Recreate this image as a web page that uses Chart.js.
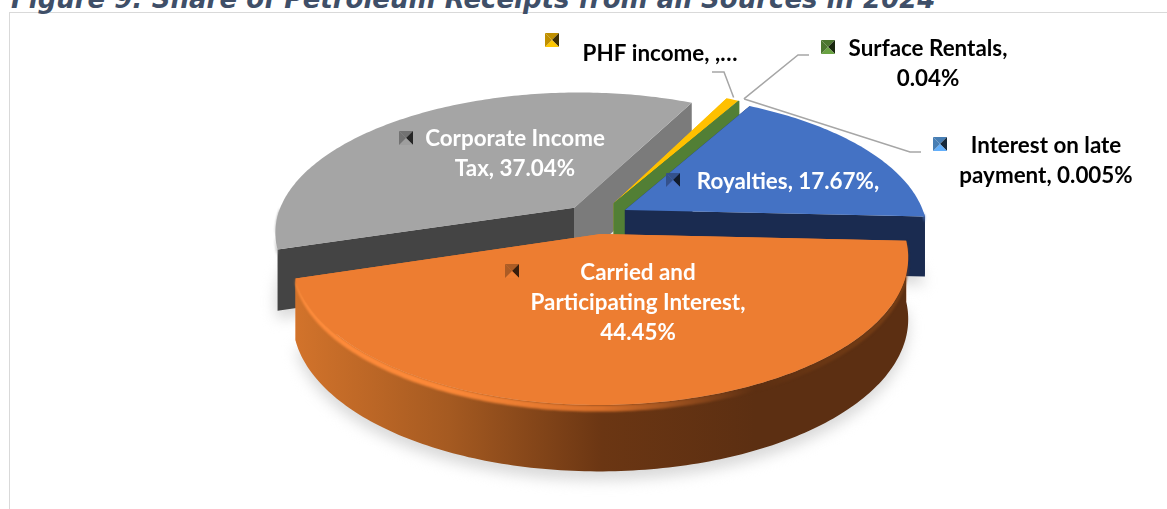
<html>
  <head>
    <title>Share of Petroleum Receipts</title>
    <style>
      body {
        margin: 0;
        background: #fff;
        overflow: hidden;
      }
      #frame {
        position: absolute;
        left: 9px;
        top: 12px;
        width: 1170px;
        height: 520px;
        border: 1.5px solid #d9d9d9;
      }
      #title {
        position: absolute;
        left: 11px;
        top: -16px;
        font: italic bold 26px 'DejaVu Sans';
        color: #3f4f68;
        white-space: nowrap;
      }
      canvas {
        position: absolute;
        left: 0;
        top: 0;
      }
    </style>
  </head>
  <body>
    <div id="frame"></div>
    <div id="title">Figure 9: Share of Petroleum Receipts from all Sources in 2024</div>
    <canvas id="chart-receipts" width="1167" height="509"></canvas>

    <script src="https://cdn.jsdelivr.net/npm/chart.js@4"></script>
    <script type="text/javascript">
      const categories = [
        'Royalties',
        'Carried and Participating Interest',
        'Corporate Income Tax',
        'PHF income',
        'Surface Rentals',
        'Interest on late payment',
      ];
      const shares = [17.67, 44.45, 37.04, 0.795, 0.04, 0.005];
      const labelLines = [
        ['Royalties, 17.67%,'],
        ['Carried and', 'Participating Interest,', '44.45%'],
        ['Corporate Income', 'Tax, 37.04%'],
        ['PHF income, ,…'],
        ['Surface Rentals,', '0.04%'],
        ['Interest on late', 'payment, 0.005%'],
      ];

      // pie seen from above: x0/y0 centre, rx/ry radii, persp how much the near side grows
      const view = { x0: 610, y0: 216, rx: 300, ry: 138, persp: 0.165, depth: 60 };

      // per slice: explosion on the disk, size, colours, text, legend key, leader line
      const slices = [
        {
          explode: [0.05, -0.043], size: 1, top: '#4472c4', cut: ['#1a2b50', '#1a2b50'], wall: ['#1a2b50', '#1a2b50'],
          bevel: '#5f8ad6', color: '#3a5a9c', text: [788, 182], textColor: '#fff', key: [673, 180],
        },
        {
          explode: [-0.03, 0.127], size: 0.99, top: '#ed7d31', cut: ['#ed7d31', '#ed7d31'],
          wall: ['#d2732b', '#a55a21', '#6b3613', '#5c2f12', '#5c2f12'],
          bevel: ['#ff8c3c', '#fb8838', '#d8702a', '#5c2f12', '#7a4016'],
          color: '#c0672a', text: [638, 273], textColor: '#fff', key: [512, 271],
        },
        {
          explode: [-0.12, -0.06], size: 0.99, top: '#a5a5a5', cut: ['#444444', '#7b7b7b'], wall: null,
          bevel: '#9a9a9a', color: '#7f7f7f', text: [515, 139], textColor: '#fff', key: [406, 138],
        },
        {
          explode: [0.013, -0.094], size: 1, top: '#ffc000', cut: ['#ffc000', '#ffc000'], wall: ['#b58800', '#b58800'],
          bevel: '#ffc000', color: '#d6a000', text: [660, 54], textColor: '#000', key: [552, 40],
          leader: [[712, 72], [724, 72]],
        },
        {
          explode: [0.013, -0.094], size: 1, top: '#548235', cut: ['#527f35', '#527f35'], wall: ['#527f35', '#527f35'],
          bevel: '#548235', color: '#548235', text: [928, 49], textColor: '#000', key: [828, 47],
          leader: [[809, 55], [798, 55]],
        },
        {
          explode: [0.013, -0.094], size: 1, top: '#5b9bd5', cut: ['#527f35', '#527f35'], wall: ['#527f35', '#527f35'],
          bevel: '#5b9bd5', color: '#4f8cc9', text: [1046, 146], textColor: '#000', key: [940, 144],
          leader: [[921, 152], [910, 152]],
        },
      ];
      const drawOrder = [2, 3, 4, 5, 0, 1];

      function project(X, Y, z) {
        const w = 1 / (1 - view.persp * Y);
        return [
          view.x0 + view.rx * X * w,
          view.y0 + view.ry * Y * w + (z || 0) * Math.sqrt(w),
        ];
      }

      function outerPoints(arc, slice, z, frontOnly) {
        const steps = Math.max(2, Math.ceil((arc.endAngle - arc.startAngle) * 60));
        const points = [];
        for (let i = 0; i <= steps; i++) {
          const a = arc.startAngle + ((arc.endAngle - arc.startAngle) * i) / steps;
          if (frontOnly && Math.sin(a) < 0) continue;
          points.push(
            project(Math.cos(a) * slice.size + slice.explode[0], Math.sin(a) * slice.size + slice.explode[1], z),
          );
        }
        return points;
      }

      function fillPolygon(ctx, points, fill) {
        ctx.beginPath();
        points.forEach(([x, y], i) => (i ? ctx.lineTo(x, y) : ctx.moveTo(x, y)));
        ctx.closePath();
        ctx.fillStyle = fill;
        ctx.fill();
      }

      function sideGradient(ctx, points, colors) {
        const xs = points.map((p) => p[0]);
        const x1 = Math.min(...xs);
        const x2 = Math.max(...xs);
        const gradient = ctx.createLinearGradient(x1, 0, x2 + 0.01, 0);
        colors.forEach((c, i) => gradient.addColorStop(i / (colors.length - 1), c));
        return gradient;
      }

      function drawSlice(ctx, arc, slice) {
        const apex = project(slice.explode[0], slice.explode[1]);
        const apexLow = project(slice.explode[0], slice.explode[1], view.depth);
        const top = outerPoints(arc, slice, 0);
        const low = outerPoints(arc, slice, view.depth);

        // the two cut faces, they meet on the vertical edge under the apex
        fillPolygon(ctx, [apex, top[top.length - 1], low[low.length - 1], apexLow], slice.cut[1]);
        fillPolygon(ctx, [apex, top[0], low[0], apexLow], slice.cut[0]);

        // outer wall, only the part that faces the viewer
        const frontTop = outerPoints(arc, slice, 0, true);
        if (slice.wall && frontTop.length > 1) {
          const wall = frontTop.concat(outerPoints(arc, slice, view.depth, true).reverse());
          fillPolygon(ctx, wall, sideGradient(ctx, wall, slice.wall));
        }

        // soft rounded edge along the front rim, then the flat top
        if (frontTop.length > 1) {
          const rim = frontTop.concat(outerPoints(arc, slice, 6, true).reverse());
          ctx.save();
          ctx.filter = 'blur(1.2px)';
          fillPolygon(ctx, rim, Array.isArray(slice.bevel) ? sideGradient(ctx, rim, slice.bevel) : slice.bevel);
          ctx.restore();
        }
        fillPolygon(ctx, [apex].concat(top), slice.top);
      }

      function drawShadow(ctx, arc, slice) {
        ctx.save();
        ctx.filter = 'blur(7px)';
        fillPolygon(
          ctx,
          [project(slice.explode[0], slice.explode[1], view.depth + 8)].concat(outerPoints(arc, slice, view.depth + 8)),
          '#d9d9d9',
        );
        ctx.restore();
      }

      // small bevelled square that the labels carry as a legend key
      function drawKey(ctx, [x, y], color) {
        const s = 7;
        const faces = [
          [[x - s, y - s], [x + s, y - s], [x, y], 0.9],
          [[x + s, y - s], [x + s, y + s], [x, y], 0.3],
          [[x + s, y + s], [x - s, y + s], [x, y], 1.25],
          [[x - s, y + s], [x - s, y - s], [x, y], 0.9],
        ];
        faces.forEach(([a, b, c, shade]) => {
          ctx.save();
          ctx.filter = `brightness(${shade})`;
          fillPolygon(ctx, [a, b, c], color);
          ctx.restore();
        });
      }

      const pie3d = {
        id: 'pie3d',
        beforeDatasetsDraw(chart) {
          const { ctx } = chart;
          const arcs = chart.getDatasetMeta(0).data;

          drawOrder.forEach((i) => drawShadow(ctx, arcs[i], slices[i]));
          drawOrder.forEach((i) => drawSlice(ctx, arcs[i], slices[i]));

          ctx.strokeStyle = '#a6a6a6';
          ctx.lineWidth = 1.5;
          slices.forEach((slice, i) => {
            if (!slice.leader) return;
            const mid = (arcs[i].startAngle + arcs[i].endAngle) / 2;
            const tip = project(Math.cos(mid) * 1.01 + slice.explode[0], Math.sin(mid) * 1.01 + slice.explode[1]);
            ctx.beginPath();
            ctx.moveTo(...slice.leader[0]);
            ctx.lineTo(...slice.leader[1]);
            ctx.lineTo(tip[0] + (i === 3 ? 0 : 4), tip[1] - 1);
            ctx.stroke();
          });

          ctx.font = 'bold 22.4px Lato';
          ctx.textAlign = 'center';
          ctx.textBaseline = 'middle';
          slices.forEach((slice, i) => {
            drawKey(ctx, slice.key, slice.color);
            ctx.fillStyle = slice.textColor;
            labelLines[i].forEach((line, n) => {
              ctx.fillText(line, slice.text[0], slice.text[1] + n * 30);
            });
          });
          return false;
        },
      };

      new Chart(document.getElementById('chart-receipts'), {
        type: 'pie',
        data: {
          labels: categories,
          datasets: [{ data: shares, backgroundColor: slices.map((s) => s.top) }],
        },
        options: {
          responsive: false,
          animation: false,
          rotation: 29.1,
          plugins: {
            legend: { display: false },
            tooltip: { enabled: false },
            title: { display: false },
          },
        },
        plugins: [pie3d],
      });
    </script>
  </body>
</html>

**Exercise prompt**:
Omit the pictures, then repeat exactly each line from the beginning of the listing through the line with "0.165, depth: 60".

**Exercise solution**:
Recreate this image as a web page that uses Chart.js.
<html>
  <head>
    <title>Share of Petroleum Receipts</title>
    <style>
      body {
        margin: 0;
        background: #fff;
        overflow: hidden;
      }
      #frame {
        position: absolute;
        left: 9px;
        top: 12px;
        width: 1170px;
        height: 520px;
        border: 1.5px solid #d9d9d9;
      }
      #title {
        position: absolute;
        left: 11px;
        top: -16px;
        font: italic bold 26px 'DejaVu Sans';
        color: #3f4f68;
        white-space: nowrap;
      }
      canvas {
        position: absolute;
        left: 0;
        top: 0;
      }
    </style>
  </head>
  <body>
    <div id="frame"></div>
    <div id="title">Figure 9: Share of Petroleum Receipts from all Sources in 2024</div>
    <canvas id="chart-receipts" width="1167" height="509"></canvas>

    <script src="https://cdn.jsdelivr.net/npm/chart.js@4"></script>
    <script type="text/javascript">
      const categories = [
        'Royalties',
        'Carried and Participating Interest',
        'Corporate Income Tax',
        'PHF income',
        'Surface Rentals',
        'Interest on late payment',
      ];
      const shares = [17.67, 44.45, 37.04, 0.795, 0.04, 0.005];
      const labelLines = [
        ['Royalties, 17.67%,'],
        ['Carried and', 'Participating Interest,', '44.45%'],
        ['Corporate Income', 'Tax, 37.04%'],
        ['PHF income, ,…'],
        ['Surface Rentals,', '0.04%'],
        ['Interest on late', 'payment, 0.005%'],
      ];

      // pie seen from above: x0/y0 centre, rx/ry radii, persp how much the near side grows
      const view = { x0: 610, y0: 216, rx: 300, ry: 138, persp: 0.165, depth: 60 };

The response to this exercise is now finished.